Welcome to SEARCA Knowledge Center on Climate Change Adaptation in Agriculture and Natural Resource Management in Southeast Asia (KC3)

Eliminate carbon subsidies against climate change: ADB

Published on 3 October 2016 Brunei Darussalam

A customer buys petrol at an outlet in Kota Kinabalu, Jan 4, 2015. Picture: BT File

ASIAN economies need to eliminate carbon subsidies to fulfill their commitment to the Paris Agreement — the largest ever international treaty to fight climate change, according to a report by the Asian Development Bank (ADB).

Brunei had recently ratified the Paris Agreement in September, committing the nation to set goals in order to keep global temperature rises to a maximum of two degree Celsius above pre-industrial levels while aspiring to a 1.5 degree limit.

“At the core of the climate change is a fundamental market failure to reflect the full social, economic and environmental costs of greenhouse gas emissions,” ADB said in its flagship report Asian Development Outlook (ADO)

The Manila-based lender said removing costly subsidies is a critical first step.

“Many Asian economies subsidize fossil fuels, which encourages their use while undercutting returns on clean energy investments,” said the report. Brunei is one country that continues to have untargeted fuel subsidies.

ADB said eliminating subsidies can set the right incentives for resource use while freeing up public funds to support the low-carbon transition.

“Land-use arrangements and fossil fuel prices routinely fail to reflect the cost of damage from resulting carbon emissions, which encourage emitters to ignore their carbon output. In some cases, government subsidies on fuel and land use exacerbate this problem,” ADB said.

ADB said imposing a carbon tax, can force emitters to consider their environmental costs. Governments can compel firms to pay the cost of their emissions through a carbon tax, which is a relatively straightforward approach to implement and make carbon prices predictable.

ADB said there’s a need to reduce risk and facilitate finance to spur clean energy investment. The public sector can help attract private investment in clean energy by reducing risk and by supporting pilots of new technologies.

ADB emphasized the importance of a transition of high-carbon fossil fuel energy generation to a low-carbon model as the most potential in mitigating climate change.

“Nearly half of the region’s 2050 mitigation in the two degree scenario can come from making energy production less carbon intensive,” ADB said, citing the deployment of renewable energy sources, biomass and carbon capture and storage.

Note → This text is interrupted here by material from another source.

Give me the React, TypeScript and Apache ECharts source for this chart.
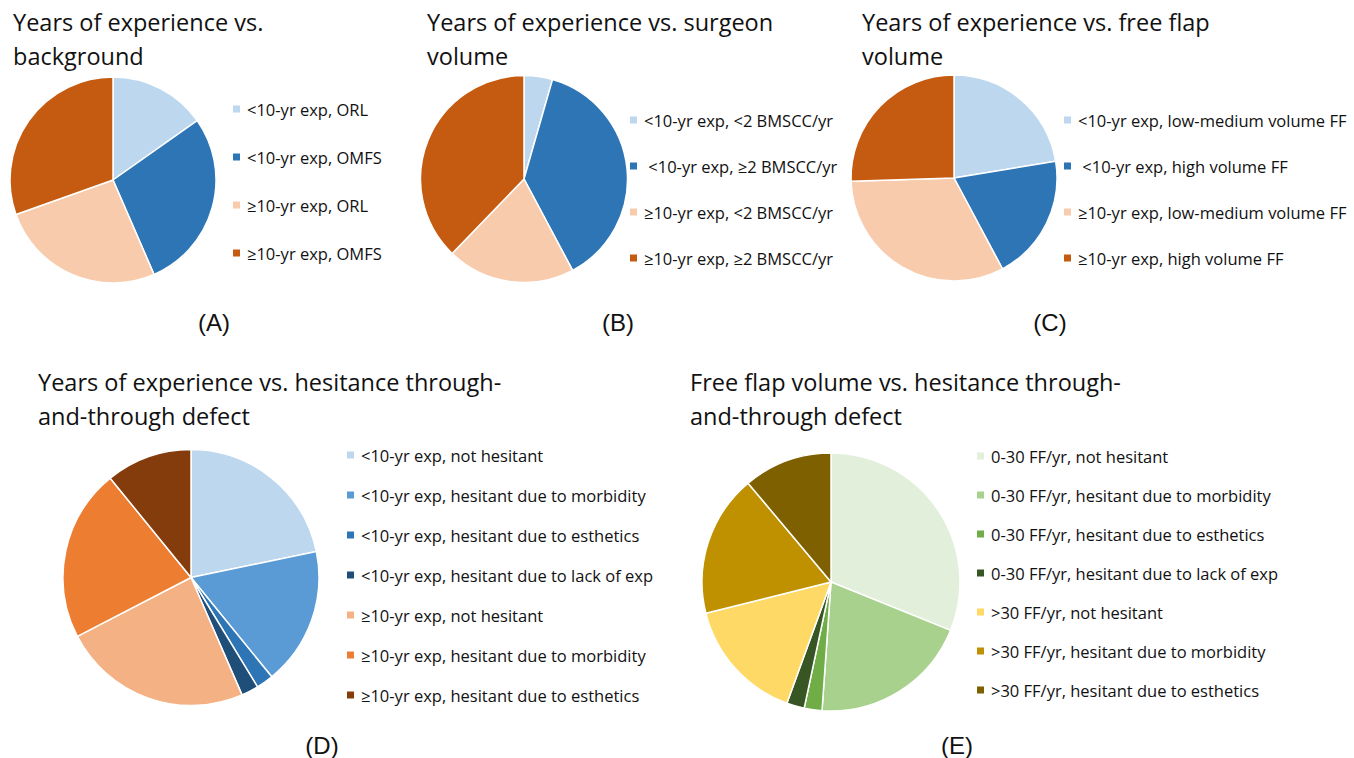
import React, { useEffect, useRef } from "react";
import * as echarts from "echarts";

// ---- Data ----
const namesA = ["<10-yr exp, ORL", "<10-yr exp, OMFS", "≥10-yr exp, ORL", "≥10-yr exp, OMFS"];
const valuesA = [7, 13, 12, 14];

const namesB = ["<10-yr exp, <2 BMSCC/yr", " <10-yr exp, ≥2 BMSCC/yr", "≥10-yr exp, <2 BMSCC/yr", "≥10-yr exp, ≥2 BMSCC/yr"];
const valuesB = [2, 17, 9, 17];

const namesC = ["<10-yr exp, low-medium volume FF", " <10-yr exp, high volume FF", "≥10-yr exp, low-medium volume FF", "≥10-yr exp, high volume FF"];
const valuesC = [22.4, 19.8, 32.3, 25.5];

const namesD = [
  "<10-yr exp, not hesitant",
  "<10-yr exp, hesitant due to morbidity",
  "<10-yr exp, hesitant due to esthetics",
  "<10-yr exp, hesitant due to lack of exp",
  "≥10-yr exp, not hesitant",
  "≥10-yr exp, hesitant due to morbidity",
  "≥10-yr exp, hesitant due to esthetics",
];
const valuesD = [10, 8, 1, 1, 11, 10, 5];

const namesE = [
  "0-30 FF/yr, not hesitant",
  "0-30 FF/yr, hesitant due to morbidity",
  "0-30 FF/yr, hesitant due to esthetics",
  "0-30 FF/yr, hesitant due to lack of exp",
  ">30 FF/yr, not hesitant",
  ">30 FF/yr, hesitant due to morbidity",
  ">30 FF/yr, hesitant due to esthetics",
];
const valuesE = [14, 9, 1, 1, 7, 8, 5];

const titles = [
  "Years of experience vs.\nbackground",
  "Years of experience vs. surgeon\nvolume",
  "Years of experience vs. free flap\nvolume",
  "Years of experience vs. hesitance through-\nand-through defect",
  "Free flap volume vs. hesitance through-\nand-through defect",
];
const panelLabels = ["(A)", "(B)", "(C)", "(D)", "(E)"];

// ---- Styles ----
const colors4 = ["#BDD7EE", "#2E75B6", "#F8CBAD", "#C55A11"];
const colorsD = ["#BDD7EE", "#5B9BD5", "#2E75B6", "#1F4E79", "#F4B183", "#ED7D31", "#843C0C"];
const colorsE = ["#E2EFDA", "#A9D18E", "#70AD47", "#375623", "#FFD966", "#BF9000", "#7F6000"];

const FONT = "'Open Sans', 'Noto Sans', sans-serif";

const panels = [
  { names: namesA, values: valuesA, colors: colors4, center: [113, 180], r: 103, legend: [231, 99], gap: 28, title: [13, 5], label: [214, 322] },
  { names: namesB, values: valuesB, colors: colors4, center: [524, 179], r: 103.5, legend: [628, 110], gap: 26, title: [427, 5], label: [618, 322] },
  { names: namesC, values: valuesC, colors: colors4, center: [954, 178], r: 103, legend: [1062, 110], gap: 26, title: [862, 5], label: [1050, 322] },
  { names: namesD, values: valuesD, colors: colorsD, center: [191, 577.5], r: 128, legend: [345, 445], gap: 20, title: [38, 365], label: [322, 745] },
  { names: namesE, values: valuesE, colors: colorsE, center: [831, 582], r: 129, legend: [975, 446], gap: 19, title: [690, 365], label: [957, 745] },
];

export default function App() {
  const ref = useRef<HTMLDivElement>(null);
  useEffect(() => {
    if (!ref.current) return;
    const chart = echarts.init(ref.current, null, { renderer: "svg" });
    const option: any = {
      animation: false,
      backgroundColor: "#ffffff",
      title: panels.map((p, i) => ({
        text: titles[i],
        left: p.title[0],
        top: p.title[1],
        padding: 0,
        textStyle: { fontFamily: FONT, fontSize: 23.5, fontWeight: "normal", color: "#111111", lineHeight: 34 },
      })),
      legend: panels.map((p) => ({
        orient: "vertical",
        left: p.legend[0],
        top: p.legend[1],
        padding: 0,
        itemWidth: 9,
        itemHeight: 9,
        itemGap: p.gap,
        icon: "rect",
        data: p.names,
        selectedMode: false,
        textStyle: { fontFamily: FONT, fontSize: 16.5, color: "#111111", lineHeight: 20, padding: [0, 0, 0, 1] },
      })),
      graphic: panels.map((p, i) => ({
        type: "text",
        x: p.label[0],
        y: p.label[1],
        style: {
          text: panelLabels[i],
          font: "24px 'Liberation Sans', Arial, sans-serif",
          fill: "#111",
          textAlign: "center",
          textVerticalAlign: "middle",
        },
      })),
      series: panels.map((p) => ({
        type: "pie",
        center: p.center,
        radius: [0, p.r],
        startAngle: 90,
        clockwise: true,
        label: { show: false },
        labelLine: { show: false },
        emphasis: { disabled: true },
        itemStyle: { borderColor: "#ffffff", borderWidth: 1.5 },
        data: p.names.map((n, k) => ({ name: n, value: p.values[k], itemStyle: { color: p.colors[k] } })),
      })),
    };
    chart.setOption(option);
    return () => chart.dispose();
  }, []);
  return <div ref={ref} style={{ position: "fixed", left: 0, top: 0, width: 1354, height: 758 }} />;
}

In a previous report, Minister of Energy and Industry at the Prime Minister’s Office Yang Berhormat Pehin Datu Singamanteri Col (Rtd) Dato Seri Setia (Dr) Hj Mohd Yasmin Hj Umar said the government will engage stakeholders in setting realistic targets.

The minister said the government will look into ways of reducing the country’s reliance on oil and gas for its energy needs.

“Brunei is a small coastal state that is vulnerable to the impact of climate change and is firmly committed, as a responsible member of the international community, to preserve the environment and continue to be a symbol for environmental excellence in the ASEAN region,” the Energy and Industry Department at the Prime Minister’s Office said in a statement.